SamCoVT commented 5 months ago

Words written in Forth are not safe either, which is why Never-Native is the default. If they have flow control that uses JMP (such as IF/ELSE/THEN or a loop), then they can't be natively compiled. Here is an example:

: aword dup if . else drop then ;
allow-native
100 nc-limit !
: bword 5 aword ." Never makes it here" ;
bword ( should print "5 Never makes it here" but it does not )

Try see aword and see bword and see if you can spot the problem.

patricksurry commented 5 months ago

💡

SamCoVT commented 5 months ago

I do like having this benchmark option, especially with the ability on GitHub to go back and fetch an earlier binary. You've made a ton of great progress on speeding up Tali during general use.

If it's not going to be run with the regular test suite, I'd recommend putting a comment at the very top showing how to run it. You could also add the above benchmarks you've done (with dates from the binaries used) so there is something to reference against if someone runs it in the future. Once I merge this, the documentation you have here will be hidden amongst the many merged pull requests.

patricksurry commented 5 months ago

Good call. I added some instructions and started a results log. indicates master along the bugfixes here which were breaking a couple of the tests. Both bugs (mismatching UF between header and body, and skipping the underflow optimization if the word also had stack juggling) also have fixes in other branches but I'll just update as you merge things.

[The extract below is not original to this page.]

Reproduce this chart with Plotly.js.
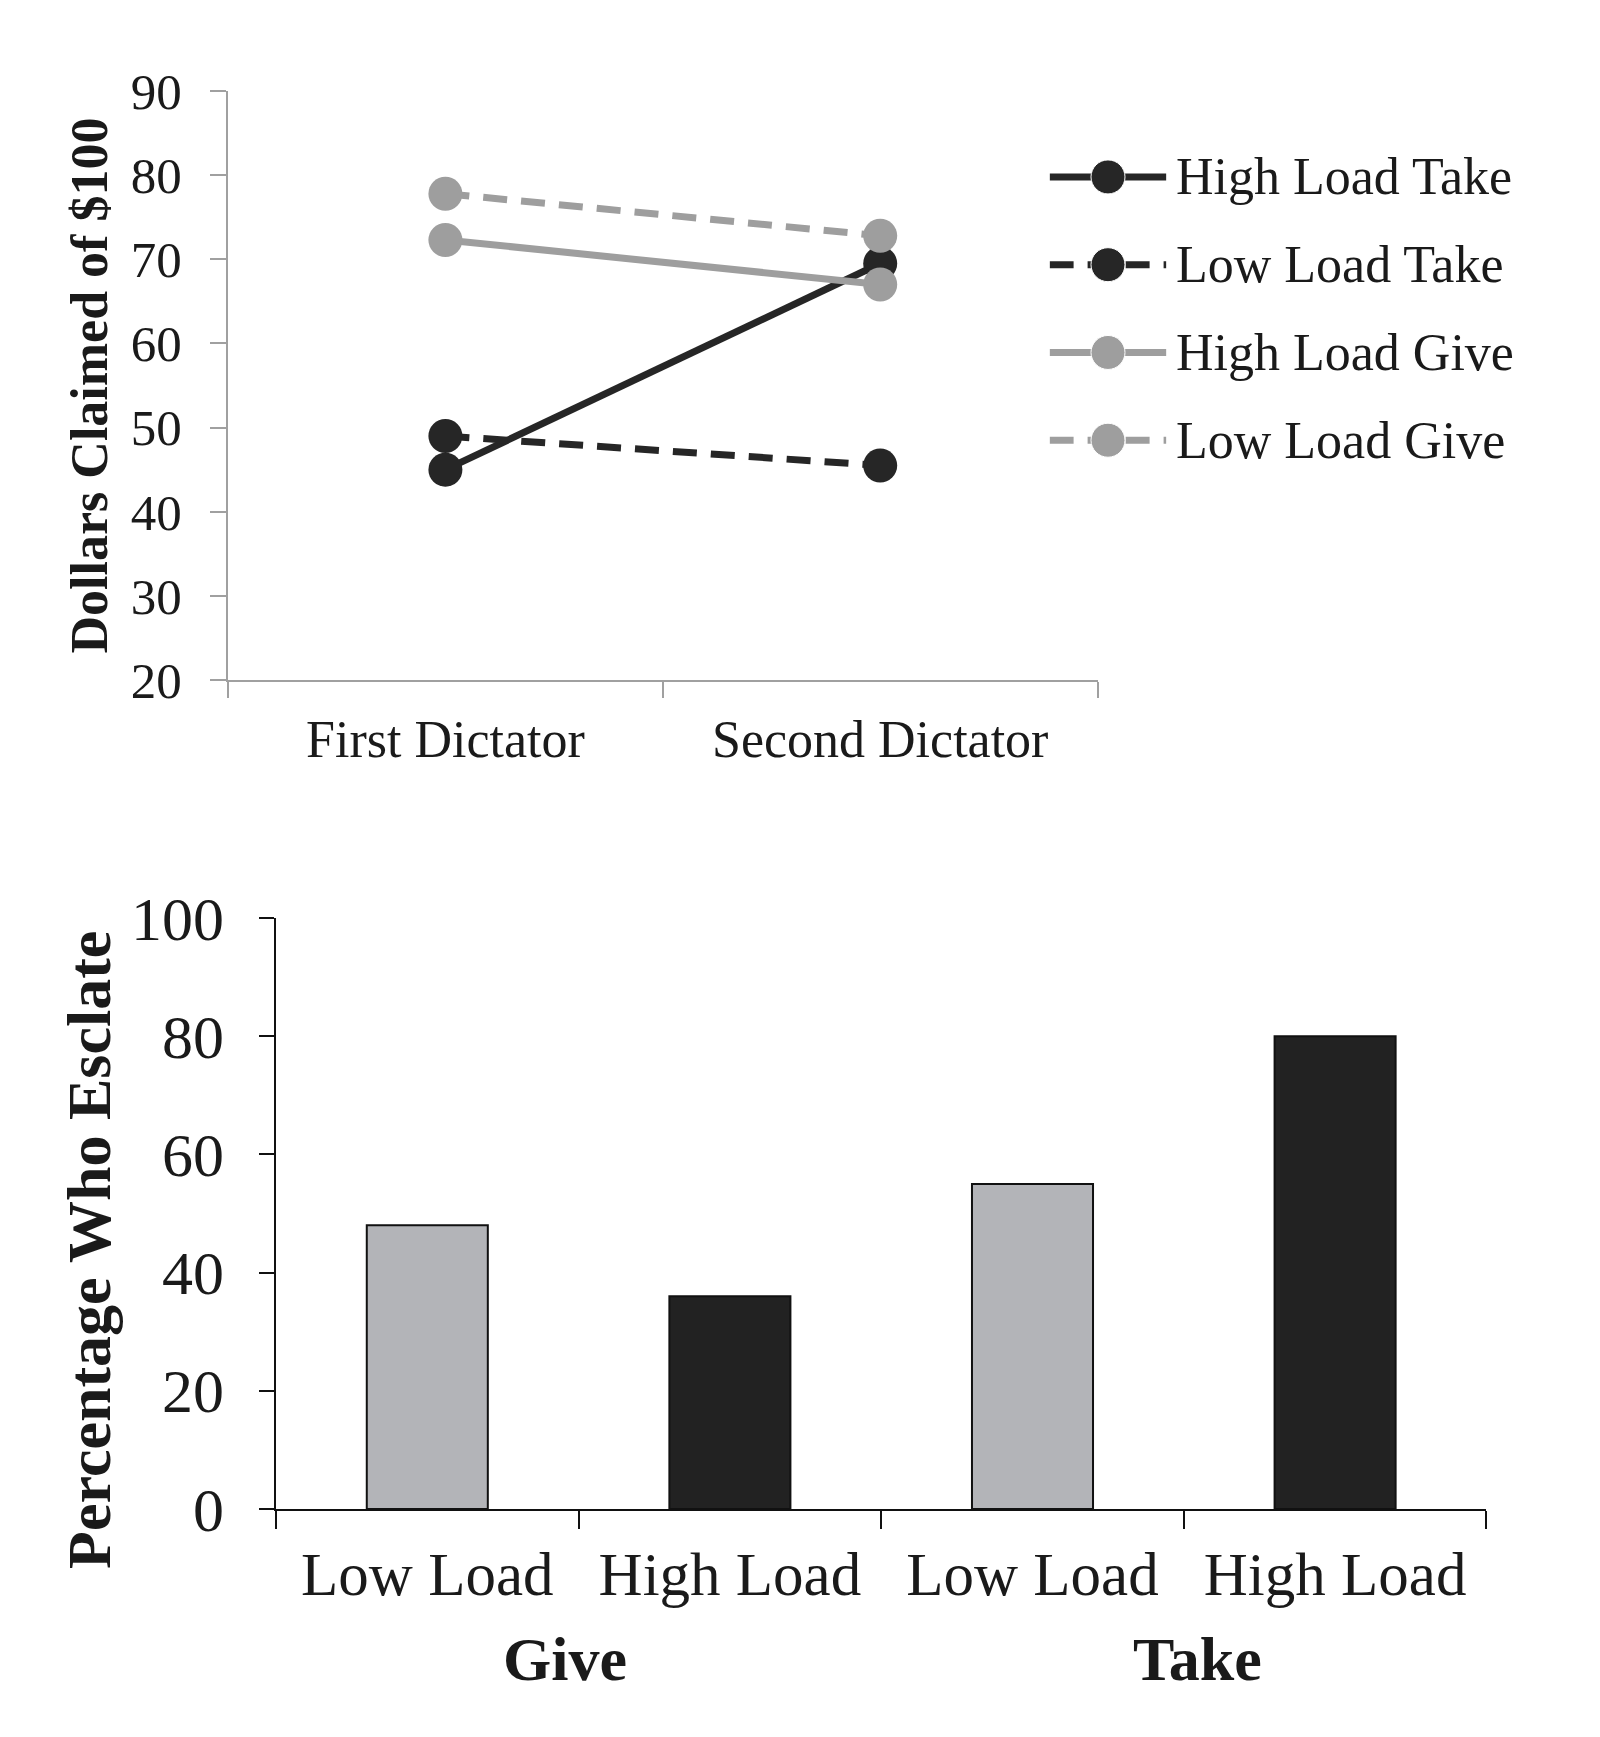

SamCoVT commented 5 months ago

I just merged a bunch of PRs - I think you merged master into this PR somewhere in the middle of my merge-o-thon. Let me know once you like this one for pulling.

A key for the table might be nice - it took me a minute or two of looking at it to realize SUF was Strip UnderFlow (my mind was stuck on "suffix" for some reason). I was able to sus it out after looking at the commands at the top.

patricksurry commented 5 months ago

Yup, this looks good to go now - updated the comments plus the latest results since all the fixes here were picked up in other branches.